_PROVIDED MATERIAL_
>> BEGIN

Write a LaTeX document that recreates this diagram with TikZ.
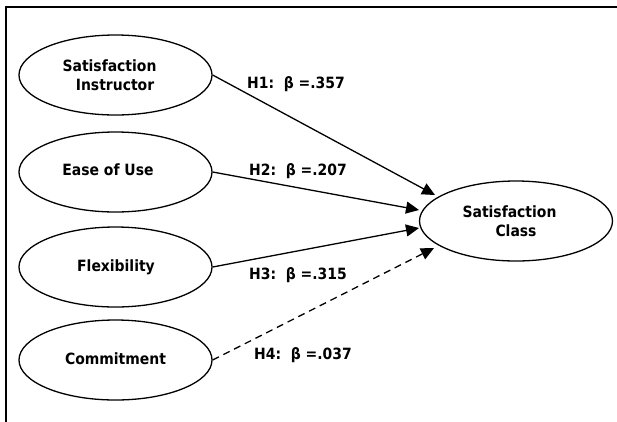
\documentclass[tikz,border=0pt]{standalone}
\usepackage{fontspec}
\setmainfont{DejaVu Sans Condensed}
\usetikzlibrary{shapes.geometric,arrows.meta}
\begin{document}
\begin{tikzpicture}[x=1pt,y=-1pt,
  ell/.style={draw,ellipse,line width=1.3pt,minimum width=193pt,minimum height=80pt,inner sep=0pt},
  txt/.style={anchor=base,inner sep=0pt,font=\fontsize{15.5}{17}\selectfont\bfseries},
  lab/.style={anchor=base west,inner sep=0pt,font=\fontsize{15.5}{17}\selectfont\bfseries},
  arr/.style={line width=1.3pt,-{Triangle[length=13pt,width=12pt]}},
  frame/.style={line width=1.6pt}]
\useasboundingbox (0,0) rectangle (617,421);
% frame
\coordinate (fbl) at (6,422);
\coordinate (ftl) at (6,7);
\coordinate (ftr) at (617,7);
\draw[frame] (fbl) -- (ftl) -- (ftr);
% ellipses
\node[ell] (si) at (115.5,75) {};
\node[ell] (eu) at (115.5,172) {};
\node[ell] (fx) at (115.5,267) {};
\node[ell] (cm) at (115.5,360) {};
\node[ell] (sc) at (516,221) {};
% texts
\node[txt] (siA) at (109.5,71.7) {Satisfaction};
\node[txt] (siB) at (115,90) {Instructor};
\node[txt] (euT) at (108,175.5) {Ease of Use};
\node[txt] (fxT) at (116,271.5) {Flexibility};
\node[txt] (cmT) at (115.5,364) {Commitment};
\node[txt] (scA) at (509.5,217) {Satisfaction};
\node[txt] (scB) at (516,236) {Class};
% arrow tips
\coordinate (t1) at (435,195);
\coordinate (t2) at (419,210);
\coordinate (t3) at (419,228);
\coordinate (t4) at (434,248);
\draw[arr] (si.east) -- (t1);
\draw[arr] (eu.east) -- (t2);
\draw[arr] (fx.east) -- (t3);
\draw[arr,dash pattern=on 7pt off 5pt] (cm.east) -- (t4);
% labels
\node[lab] (h1) at (247,88) {H1:\ \ β =.357};
\node[lab] (h2) at (249,175.5) {H2:\ \ β =.207};
\node[lab] (h3) at (249,279) {H3:\ \ β =.315};
\node[lab] (h4) at (254,359) {H4:\ \ β =.037};
\end{tikzpicture}
\end{document}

>> END

_WRITTEN PROBLEM_
Transcribe the whole listing exactly. Pictures are excluded.

_TASK RESULT_
Write a LaTeX document that recreates this diagram with TikZ.
\documentclass[tikz,border=0pt]{standalone}
\usepackage{fontspec}
\setmainfont{DejaVu Sans Condensed}
\usetikzlibrary{shapes.geometric,arrows.meta}
\begin{document}
\begin{tikzpicture}[x=1pt,y=-1pt,
  ell/.style={draw,ellipse,line width=1.3pt,minimum width=193pt,minimum height=80pt,inner sep=0pt},
  txt/.style={anchor=base,inner sep=0pt,font=\fontsize{15.5}{17}\selectfont\bfseries},
  lab/.style={anchor=base west,inner sep=0pt,font=\fontsize{15.5}{17}\selectfont\bfseries},
  arr/.style={line width=1.3pt,-{Triangle[length=13pt,width=12pt]}},
  frame/.style={line width=1.6pt}]
\useasboundingbox (0,0) rectangle (617,421);
% frame
\coordinate (fbl) at (6,422);
\coordinate (ftl) at (6,7);
\coordinate (ftr) at (617,7);
\draw[frame] (fbl) -- (ftl) -- (ftr);
% ellipses
\node[ell] (si) at (115.5,75) {};
\node[ell] (eu) at (115.5,172) {};
\node[ell] (fx) at (115.5,267) {};
\node[ell] (cm) at (115.5,360) {};
\node[ell] (sc) at (516,221) {};
% texts
\node[txt] (siA) at (109.5,71.7) {Satisfaction};
\node[txt] (siB) at (115,90) {Instructor};
\node[txt] (euT) at (108,175.5) {Ease of Use};
\node[txt] (fxT) at (116,271.5) {Flexibility};
\node[txt] (cmT) at (115.5,364) {Commitment};
\node[txt] (scA) at (509.5,217) {Satisfaction};
\node[txt] (scB) at (516,236) {Class};
% arrow tips
\coordinate (t1) at (435,195);
\coordinate (t2) at (419,210);
\coordinate (t3) at (419,228);
\coordinate (t4) at (434,248);
\draw[arr] (si.east) -- (t1);
\draw[arr] (eu.east) -- (t2);
\draw[arr] (fx.east) -- (t3);
\draw[arr,dash pattern=on 7pt off 5pt] (cm.east) -- (t4);
% labels
\node[lab] (h1) at (247,88) {H1:\ \ β =.357};
\node[lab] (h2) at (249,175.5) {H2:\ \ β =.207};
\node[lab] (h3) at (249,279) {H3:\ \ β =.315};
\node[lab] (h4) at (254,359) {H4:\ \ β =.037};
\end{tikzpicture}
\end{document}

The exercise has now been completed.